Reusability Rant

During my lifetime (so far) of programming I've worked on a many projects that were built around or including external libraries and components.  These are packaged units of software purchased from a vendor for a specific purpose.  However, no matter how useful the software claimed to be, the specific purposes these packages were designed for never quite matched the specific purpose we were attempting to apply them to. 

Never having been directly involved in these purchasing decisions I can only imagine the reasons that led to them.  I suppose it must have seemed like the easy way out.  Instead of building up expertise in a particular domain, you could just buy that from someone else, plug it into your project, and away you go.  The costs of these libraries were minuscule compared to the cost of the expected effort that would have gone into rolling our own.  And no matter how many times I'm certain this all must have seemed the truth, the reality was far from it.

Because the software never actually did exactly what we wanted it to.  Maybe 70 to 80 percent, sure, but never all that we wanted and so we had to compensate for what it did not do.  Now, this would not have been such a big deal if the package was designed for extensibility from the beginning, but not many were, and even those that were often allowed extensions only in areas we cared not to go.  So, in order to actually get what we wanted we had to work around the flaws ourselves. 

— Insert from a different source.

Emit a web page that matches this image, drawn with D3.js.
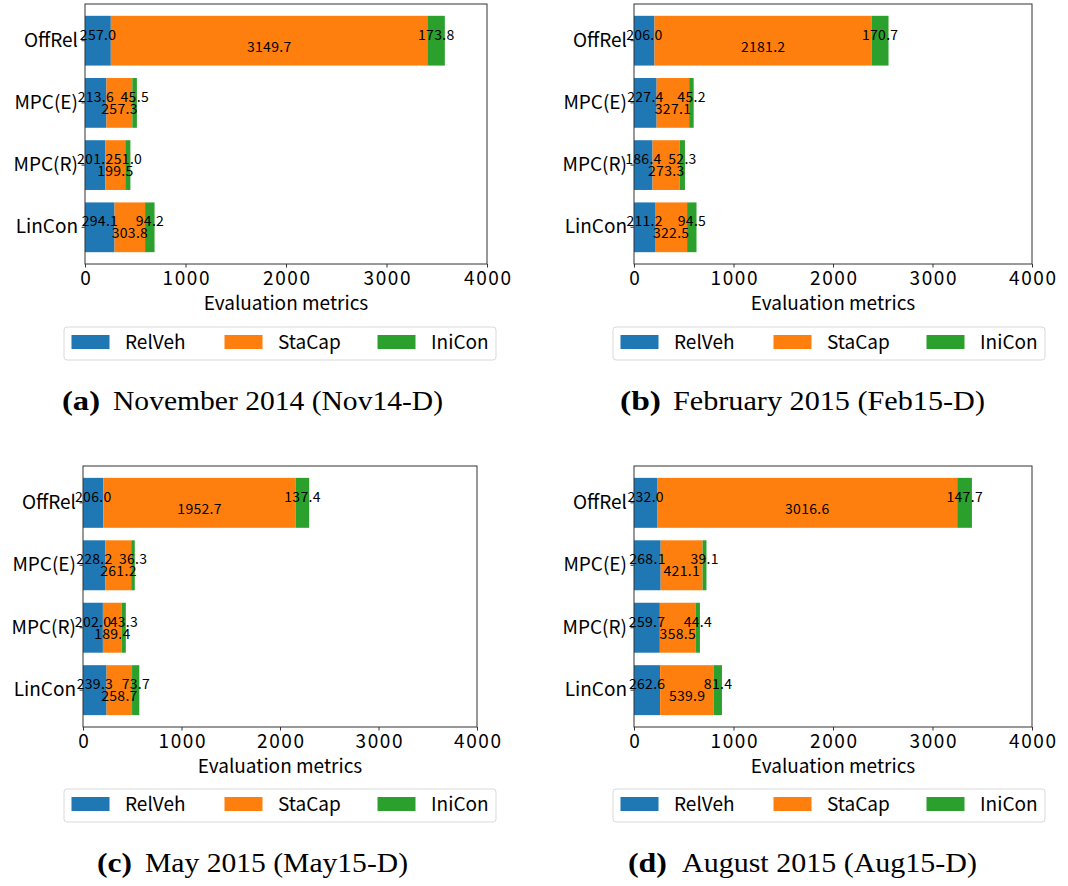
<!DOCTYPE html>
<html>
<head>
<meta charset="utf-8">
<script src="https://cdn.jsdelivr.net/npm/d3@7"></script>
<style>
  html, body { margin: 0; padding: 0; background: #fff; }
  svg { display: block; }
</style>
</head>
<body>
<svg id="chart" width="1068" height="886"></svg>
<script>
// ---------------- data ----------------
const categories = ["OffRel", "MPC(E)", "MPC(R)", "LinCon"];
const seriesNames = ["RelVeh", "StaCap", "IniCon"];
const seriesColors = ["#1f77b4", "#ff7f0e", "#2ca02c"];
const xTickValues = [0, 1000, 2000, 3000, 4000];
const xLabel = "Evaluation metrics";

// Nov14-D
const nov14RelVeh = [257.0, 213.6, 201.2, 294.1];
const nov14StaCap = [3149.7, 257.3, 199.5, 303.8];
const nov14IniCon = [173.8, 45.5, 51.0, 94.2];
// Feb15-D
const feb15RelVeh = [206.0, 227.4, 186.4, 211.2];
const feb15StaCap = [2181.2, 327.1, 273.3, 322.5];
const feb15IniCon = [170.7, 45.2, 52.3, 94.5];
// May15-D
const may15RelVeh = [206.0, 228.2, 202.0, 239.3];
const may15StaCap = [1952.7, 261.2, 189.4, 258.7];
const may15IniCon = [137.4, 36.3, 43.3, 73.7];
// Aug15-D
const aug15RelVeh = [232.0, 268.1, 259.7, 262.6];
const aug15StaCap = [3016.6, 421.1, 358.5, 539.9];
const aug15IniCon = [147.7, 39.1, 44.4, 81.4];

const captionTags = ["(a)", "(b)", "(c)", "(d)"];
const captionTexts = ["November 2014 (Nov14-D)", "February 2015 (Feb15-D)",
                      "May 2015 (May15-D)", "August 2015 (Aug15-D)"];

// ---------------- layout ----------------
const panels = [
  { series: [nov14RelVeh, nov14StaCap, nov14IniCon],
    x0: 85, x1: 487, y0: 4, y1: 264, legX: 64, legY: 327,
    tagX: 62, tagW: 38, txtX: 113, txtW: 330, capY: 410 },
  { series: [feb15RelVeh, feb15StaCap, feb15IniCon],
    x0: 634, x1: 1032, y0: 4, y1: 264, legX: 613, legY: 327,
    tagX: 620, tagW: 41, txtX: 673, txtW: 312, capY: 410 },
  { series: [may15RelVeh, may15StaCap, may15IniCon],
    x0: 83, x1: 477, y0: 466, y1: 727, legX: 64, legY: 789,
    tagX: 97, tagW: 35, txtX: 145, txtW: 263, capY: 872 },
  { series: [aug15RelVeh, aug15StaCap, aug15IniCon],
    x0: 634, x1: 1032, y0: 466, y1: 727, legX: 613, legY: 789,
    tagX: 628, tagW: 39, txtX: 682, txtW: 295, capY: 872 }
];

const FONT = "'Noto Sans CJK JP', 'Noto Sans', sans-serif";
const svg = d3.select("#chart");

panels.forEach((p, pi) => {
  const g = svg.append("g");
  const x = d3.scaleLinear().domain([0, 4000]).range([p.x0, p.x1]);
  const y = d3.scaleBand().domain(categories).range([p.y0, p.y1])
    .paddingInner(0.2).paddingOuter(0.19);

  // stacked data
  const rows = categories.map((c, i) => {
    let acc = 0;
    return p.series.map((s, k) => {
      const seg = { cat: c, k, v: s[i], start: acc, end: acc + s[i] };
      acc += s[i];
      return seg;
    });
  }).flat();

  // bars
  g.selectAll("rect.bar").data(rows).join("rect")
    .attr("class", "bar")
    .attr("x", d => x(d.start))
    .attr("width", d => x(d.end) - x(d.start))
    .attr("y", d => y(d.cat))
    .attr("height", y.bandwidth())
    .attr("fill", d => seriesColors[d.k]);

  // frame
  g.append("rect")
    .attr("x", p.x0).attr("y", p.y0)
    .attr("width", p.x1 - p.x0).attr("height", p.y1 - p.y0)
    .attr("fill", "none").attr("stroke", "#333").attr("stroke-width", 1);

  // x axis
  const xAxis = g.append("g")
    .attr("transform", `translate(0,${p.y1})`)
    .call(d3.axisBottom(x).tickValues(xTickValues).tickFormat(d3.format("d"))
      .tickSize(3.5).tickPadding(3.5));
  xAxis.select(".domain").remove();
  xAxis.selectAll("line").attr("stroke", "#333");
  xAxis.selectAll("text").attr("font-family", FONT).attr("font-size", 19)
    .attr("letter-spacing", "1.6px").attr("dx", 0.8)
    .attr("fill", "#000");

  // y axis
  const yAxis = g.append("g")
    .attr("transform", `translate(${p.x0},0)`)
    .call(d3.axisLeft(y).tickSize(3.5).tickPadding(3.5));
  yAxis.select(".domain").remove();
  yAxis.selectAll("line").attr("stroke", "#333");
  yAxis.selectAll("text").attr("font-family", FONT).attr("font-size", 19)
    .attr("fill", "#000");

  // x label
  g.append("text")
    .attr("x", (p.x0 + p.x1) / 2).attr("y", p.y1 + 46)
    .attr("text-anchor", "middle")
    .attr("font-family", FONT).attr("font-size", 19)
    .text(xLabel);

  // value labels
  g.selectAll("text.val").data(rows).join("text")
    .attr("class", "val")
    .attr("x", d => x((d.start + d.end) / 2))
    .attr("y", d => y(d.cat) + y.bandwidth() / 2 + (d.k === 1 ? 5 : -7))
    .attr("dominant-baseline", "central")
    .attr("text-anchor", "middle")
    .attr("font-family", FONT).attr("font-size", 14)
    .attr("letter-spacing", "0.3px").attr("dx", 0.15)
    .attr("fill", "#000")
    .text(d => d.v.toFixed(1));

  // legend
  const leg = g.append("g").attr("transform", `translate(${p.legX},${p.legY})`);
  leg.append("rect").attr("x", 0).attr("y", 0).attr("width", 432).attr("height", 33)
    .attr("rx", 3).attr("fill", "#fff").attr("stroke", "#d9d9d9").attr("stroke-width", 1);
  const offsets = [0, 153, 306];
  seriesNames.forEach((name, k) => {
    leg.append("rect").attr("x", 7.5 + offsets[k]).attr("y", 8)
      .attr("width", 38).attr("height", 14).attr("fill", seriesColors[k]);
    leg.append("text").attr("x", 61 + offsets[k]).attr("y", 22)
      .attr("font-family", FONT).attr("font-size", 19).attr("fill", "#000")
      .text(name);
  });

  // caption
  g.append("text").attr("x", p.tagX).attr("y", p.capY)
    .attr("font-family", "'Liberation Serif', serif").attr("font-weight", "bold")
    .attr("font-size", 28).attr("textLength", p.tagW)
    .attr("lengthAdjust", "spacingAndGlyphs")
    .text(captionTags[pi]);
  g.append("text").attr("x", p.txtX).attr("y", p.capY)
    .attr("font-family", "'Liberation Serif', serif")
    .attr("font-size", 28).attr("textLength", p.txtW)
    .attr("lengthAdjust", "spacingAndGlyphs")
    .text(captionTexts[pi]);
});
</script>
</body>
</html>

Usually, this lead to a lot of trial and error, building advance frameworks to augment or encapsulate the purchased piece, that often solved many of the shortcomings, but never quite all of them, and certainly not the most critical.  Eventually we would reach the conclusion, over many months, that the only plausible way to achieve our goal was to modify the actual source code, of which we did not have. 

Now you might think that we ought to have abandoned ship at this point, to just take our lumps, learn from the experience and move on.  We would most certainly have gained enough knowledge to understand exactly what we wanted and would have been able to build it ourselves.  That might have even been true in some cases, but not entirely practical.  As the project evolves you only learn about its true cost as you forge onward, only aware of any additional costs after you are so deep in that backing out still seems more costly than plugging ahead.  Of course, you never really appreciate the full cost until much later, and by then it is just too late, you've used up a year or two and it is time to ship your product.

Of course, if you flash enough money you can convince any vendor to turn over the source code, provided you are not going to resell it, etc.  And that's usually what happened.  We'd pay handsomely for the rights to modify the code, and we would do it, fix what we did not like, add what we needed and be done with it.  Our product would ship.  We'd have a party and then relax for a few days.  And then we would hear about the big dreams for the next version, the new features and purchases already made.

I suppose that's why I sort of chuckle anytime someone talks about reusable software components.  Because, it's mostly a myth.  It only ever works in misguided wishes and dreams. 

Software is only truly reusable at the source code level.  Read it, learn it, write your own.